JMP: Fale sobre suas obras em psicopatologia, que parece ser uma paixão sua.

Gustavo: Na verdade, muito mais que a psicopatologia, minha paixão consiste em especular sobre as raízes biológicas filogenéticas e antropológicas do adoecer psíquico. É simplesmente fascinante constatar que os achados fenomenológicos presentes nos quadros psicóticos e no transtorno obsessivo-compulsivo, principalmente, correspondem a prováveis comprometimentos de estruturas psíquicas filogeneticamente arcaicas. A propósito disso, foi com muita satisfação que, recentemente, acompanhei o lançamento do livro "Consiliência _ A Unidade do Conhecimento" de E. O. Wilson, respeitado pesquisador americano e que tem provocado extrema repercussão no meio científico mundial. A obra postula alguns princípios, por exemplo, `regras epigenéticas' (algoritmos inscritos no cérebro pelo código genético da espécie humana, que estruturam, limitam e condicionam a variação individual e cultural) que correspondem às minhas concepções teóricas sobre a estruturação do psiquismo, postulações que venho estabelecendo há cerca de quinze anos. Meus trabalhos, quer sejam, "Simbolização: Uma Síntese Sócio-Antropológica e Psicológica" , "Considerações Gerais sobre as Neuroses: Uma Visão Fenomenológico-Dinâmica" , "As Psicoses Endógenas: Uma Visão Fenomenológico-Dinâmica" e "Uma Visão Dimensional dos Transtornos Psicóticos: Da Tipicidade à Atipicidade" , foram construídos a partir da prática clínica fenomenológica aliada a postulados da Antropologia Filosófica e Cultural, Psicologia Analítica e Psicobiologia, sempre procurando configurar um entendimento plausível dos fenômenos do adoecer psíquico.

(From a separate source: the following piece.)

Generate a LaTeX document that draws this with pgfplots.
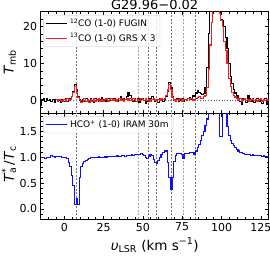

JMP: Em relação ao que você denominou "Estados Psicóides", os "filtros" ou "prismas caracteriológicos" têm a ver com o que antigamente se chamava "patoplastia"?

Gustavo: Sim, mas até certo ponto. O conceito de `patoplastia' correspondia, tradicionalmente, a achados fenomenológicos complementares algo discordantes da patologia de base, ou seja, havia o registro clínico de manifestações psicopatológicas secundárias que, de algum modo, destoavam daquelas oriundas da nosologia primária. Consistiam em registros fenomenológicos fortuitos e casuais, praticamente intuitivos e acessórios, desprovidos de nexo teórico bem fundamentado com o transtorno psiquiátrico principal. Ao contrário, o que venho propondo é um modelo teórico específico pautado na simultaneidade, ao invés de complementaridade. Assim, em minha concepção, a morfologia fenomenológica final de muitos quadros clínicos, principalmente de transtornos afetivos, corresponde ao desencadeamento simultâneo de dois mecanismos fisiopatológicos distintos mas que se entrelaçam e amalgamam, ou seja, o "morbus" primário, transtorno de base e o "morbus" secundário, equivalente à exacerbação ou ampliação do transtorno e (ou) traços caracterológicos ("filtro caracterológico"). Dessa maneira, creio que tal modelo teórico pode ser útil na prática clínica cotidiana, principalmente no que se refere aos quadros psicóticos atípicos, desde que o médico poderá entender e até prever a morfologia fenomenológica final que se apresenta em muitos casos.

JMP: Você casou-se "n" vezes. Afinal, essa experiência o fez ficar contra ou a favor do casamento?

Gustavo: Oscar Wilde dizia que os homens se casam por cansaço, as mulheres por curiosidade e ambos ficam decepcionados. Embora ele possa ter razão, é também certo que todos nós perseguimos, incansável e curiosamente, essa tal quimera chamada felicidade, tão distante quanto um nebuloso horizonte inatingível. E viva o casamento!